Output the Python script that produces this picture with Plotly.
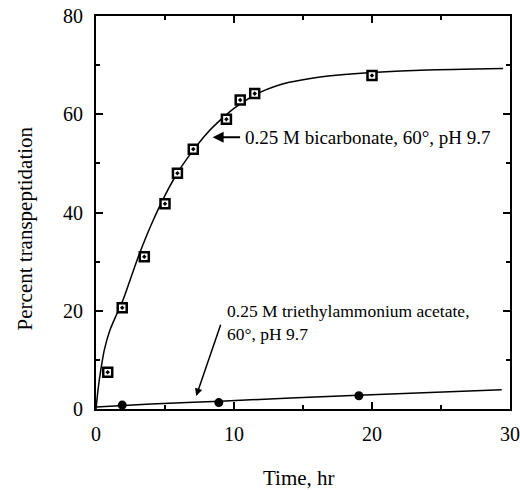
import plotly.graph_objects as go

# Bicarbonate data (squares)
bicarb_time = [0.85, 1.9, 3.5, 5.0, 5.9, 7.05, 9.45, 10.45, 11.5, 20.0]
bicarb_pct = [7.5, 20.6, 31.0, 41.8, 48.0, 52.9, 59.0, 62.9, 64.2, 67.9]
# Bicarbonate fitted curve
bicarb_curve_t = [0, 0.15, 0.35, 0.6, 1, 1.5, 2, 3, 4, 5, 6, 7, 8, 9, 10, 11, 12, 13, 14, 16, 18, 20, 24, 29.5]
bicarb_curve_y = [0, 4, 8, 12, 16, 19.3, 22.5, 30.5, 37.5, 43.5, 48.5, 52.5, 56, 58.8, 61.2, 63.1, 64.6,
                  65.7, 66.5, 67.5, 68.1, 68.5, 69.0, 69.3]

# Triethylammonium acetate data (filled circles)
tea_time = [1.9, 8.9, 19.05]
tea_pct = [0.8, 1.3, 2.7]
tea_curve_t = [0, 4, 9, 19, 29.4]
tea_curve_y = [0.4, 1.0, 1.6, 2.8, 3.9]

x_ticks = [0, 10, 20, 30]
y_ticks = [0, 20, 40, 60, 80]

FONT = "Liberation Serif, Times New Roman, serif"

fig = go.Figure()
fig.add_trace(go.Scatter(x=bicarb_curve_t, y=bicarb_curve_y, mode="lines",
                         line=dict(color="black", width=1.5, shape="spline", smoothing=0.6),
                         hoverinfo="skip"))
fig.add_trace(go.Scatter(x=tea_curve_t, y=tea_curve_y, mode="lines",
                         line=dict(color="black", width=1.5, shape="spline", smoothing=0.6),
                         hoverinfo="skip"))
fig.add_trace(go.Scatter(x=bicarb_time, y=bicarb_pct, mode="markers",
                         marker=dict(symbol="square-dot", size=9, color="white",
                                     line=dict(color="black", width=2.5))))
fig.add_trace(go.Scatter(x=tea_time, y=tea_pct, mode="markers",
                         marker=dict(symbol="circle", size=9, color="black")))

# Text annotations
fig.add_annotation(x=10.65, y=55.3, xref="x", yref="y", text="0.25 M bicarbonate, 60°, pH 9.7",
                   showarrow=False, xanchor="left", yanchor="middle",
                   font=dict(family=FONT, size=19, color="black"))
fig.add_annotation(x=8.45, y=55.3, ax=10.55, ay=55.3, xref="x", yref="y", axref="x", ayref="y",
                   text="", showarrow=True, arrowhead=2, arrowsize=1.1, arrowwidth=2, arrowcolor="black")
fig.add_annotation(x=9.35, y=17.6, xref="x", yref="y",
                   text="0.25 M triethylammonium acetate,<br>60°, pH 9.7",
                   showarrow=False, xanchor="left", yanchor="middle", align="left",
                   font=dict(family=FONT, size=17.5, color="black"))
fig.add_annotation(x=7.26, y=2.65, ax=9.07, ay=17.45, xref="x", yref="y", axref="x", ayref="y",
                   text="", showarrow=True, arrowhead=2, arrowsize=1, arrowwidth=1.5, arrowcolor="black")

# Axis titles (plot area: x 96..510, y 16..409 in page pixels)
fig.add_annotation(x=-0.171, y=0.46, xref="paper", yref="paper", text="Percent transpeptidation",
                   textangle=-90, showarrow=False, xanchor="center", yanchor="middle",
                   font=dict(family=FONT, size=21, color="black"))
fig.add_annotation(x=0.49, y=-0.176, xref="paper", yref="paper", text="Time, hr",
                   showarrow=False, xanchor="center", yanchor="middle",
                   font=dict(family=FONT, size=21, color="black"))

fig.update_xaxes(range=[0, 30], tickvals=x_ticks, ticks="inside", ticklen=7, tickwidth=1.5,
                 tickcolor="black", showline=True, linewidth=2, linecolor="black", mirror="allticks",
                 showgrid=False, zeroline=False, ticklabelstandoff=6, automargin=False,
                 ticklabeloverflow="allow",
                 minor=dict(dtick=5, tick0=0, ticks="inside", ticklen=4, tickcolor="black", tickwidth=1.5),
                 tickfont=dict(family=FONT, size=20, color="black"))
fig.update_yaxes(range=[0, 80], tickvals=y_ticks, ticks="inside", ticklen=7, tickwidth=1.5,
                 tickcolor="black", showline=True, linewidth=2, linecolor="black", mirror="allticks",
                 showgrid=False, zeroline=False, ticklabelstandoff=7, automargin=False,
                 ticklabeloverflow="allow",
                 minor=dict(dtick=10, tick0=0, ticks="inside", ticklen=4, tickcolor="black", tickwidth=1.5),
                 tickfont=dict(family=FONT, size=20, color="black"))

fig.update_layout(width=520, height=490, margin=dict(l=96, r=10, t=16, b=81),
                  plot_bgcolor="white", paper_bgcolor="white", showlegend=False)

fig.write_html("out.html", config={"displayModeBar": False},
               post_script="document.body.style.margin='0';")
++++++++++++++++++++
* **Goal of the exercise**: Copy each line above precisely, dropping the pictures.

* **Correct answer**:
Output the Python script that produces this picture with Plotly.
import plotly.graph_objects as go

# Bicarbonate data (squares)
bicarb_time = [0.85, 1.9, 3.5, 5.0, 5.9, 7.05, 9.45, 10.45, 11.5, 20.0]
bicarb_pct = [7.5, 20.6, 31.0, 41.8, 48.0, 52.9, 59.0, 62.9, 64.2, 67.9]
# Bicarbonate fitted curve
bicarb_curve_t = [0, 0.15, 0.35, 0.6, 1, 1.5, 2, 3, 4, 5, 6, 7, 8, 9, 10, 11, 12, 13, 14, 16, 18, 20, 24, 29.5]
bicarb_curve_y = [0, 4, 8, 12, 16, 19.3, 22.5, 30.5, 37.5, 43.5, 48.5, 52.5, 56, 58.8, 61.2, 63.1, 64.6,
                  65.7, 66.5, 67.5, 68.1, 68.5, 69.0, 69.3]

# Triethylammonium acetate data (filled circles)
tea_time = [1.9, 8.9, 19.05]
tea_pct = [0.8, 1.3, 2.7]
tea_curve_t = [0, 4, 9, 19, 29.4]
tea_curve_y = [0.4, 1.0, 1.6, 2.8, 3.9]

x_ticks = [0, 10, 20, 30]
y_ticks = [0, 20, 40, 60, 80]

FONT = "Liberation Serif, Times New Roman, serif"

fig = go.Figure()
fig.add_trace(go.Scatter(x=bicarb_curve_t, y=bicarb_curve_y, mode="lines",
                         line=dict(color="black", width=1.5, shape="spline", smoothing=0.6),
                         hoverinfo="skip"))
fig.add_trace(go.Scatter(x=tea_curve_t, y=tea_curve_y, mode="lines",
                         line=dict(color="black", width=1.5, shape="spline", smoothing=0.6),
                         hoverinfo="skip"))
fig.add_trace(go.Scatter(x=bicarb_time, y=bicarb_pct, mode="markers",
                         marker=dict(symbol="square-dot", size=9, color="white",
                                     line=dict(color="black", width=2.5))))
fig.add_trace(go.Scatter(x=tea_time, y=tea_pct, mode="markers",
                         marker=dict(symbol="circle", size=9, color="black")))

# Text annotations
fig.add_annotation(x=10.65, y=55.3, xref="x", yref="y", text="0.25 M bicarbonate, 60°, pH 9.7",
                   showarrow=False, xanchor="left", yanchor="middle",
                   font=dict(family=FONT, size=19, color="black"))
fig.add_annotation(x=8.45, y=55.3, ax=10.55, ay=55.3, xref="x", yref="y", axref="x", ayref="y",
                   text="", showarrow=True, arrowhead=2, arrowsize=1.1, arrowwidth=2, arrowcolor="black")
fig.add_annotation(x=9.35, y=17.6, xref="x", yref="y",
                   text="0.25 M triethylammonium acetate,<br>60°, pH 9.7",
                   showarrow=False, xanchor="left", yanchor="middle", align="left",
                   font=dict(family=FONT, size=17.5, color="black"))
fig.add_annotation(x=7.26, y=2.65, ax=9.07, ay=17.45, xref="x", yref="y", axref="x", ayref="y",
                   text="", showarrow=True, arrowhead=2, arrowsize=1, arrowwidth=1.5, arrowcolor="black")

# Axis titles (plot area: x 96..510, y 16..409 in page pixels)
fig.add_annotation(x=-0.171, y=0.46, xref="paper", yref="paper", text="Percent transpeptidation",
                   textangle=-90, showarrow=False, xanchor="center", yanchor="middle",
                   font=dict(family=FONT, size=21, color="black"))
fig.add_annotation(x=0.49, y=-0.176, xref="paper", yref="paper", text="Time, hr",
                   showarrow=False, xanchor="center", yanchor="middle",
                   font=dict(family=FONT, size=21, color="black"))

fig.update_xaxes(range=[0, 30], tickvals=x_ticks, ticks="inside", ticklen=7, tickwidth=1.5,
                 tickcolor="black", showline=True, linewidth=2, linecolor="black", mirror="allticks",
                 showgrid=False, zeroline=False, ticklabelstandoff=6, automargin=False,
                 ticklabeloverflow="allow",
                 minor=dict(dtick=5, tick0=0, ticks="inside", ticklen=4, tickcolor="black", tickwidth=1.5),
                 tickfont=dict(family=FONT, size=20, color="black"))
fig.update_yaxes(range=[0, 80], tickvals=y_ticks, ticks="inside", ticklen=7, tickwidth=1.5,
                 tickcolor="black", showline=True, linewidth=2, linecolor="black", mirror="allticks",
                 showgrid=False, zeroline=False, ticklabelstandoff=7, automargin=False,
                 ticklabeloverflow="allow",
                 minor=dict(dtick=10, tick0=0, ticks="inside", ticklen=4, tickcolor="black", tickwidth=1.5),
                 tickfont=dict(family=FONT, size=20, color="black"))

fig.update_layout(width=520, height=490, margin=dict(l=96, r=10, t=16, b=81),
                  plot_bgcolor="white", paper_bgcolor="white", showlegend=False)

fig.write_html("out.html", config={"displayModeBar": False},
               post_script="document.body.style.margin='0';")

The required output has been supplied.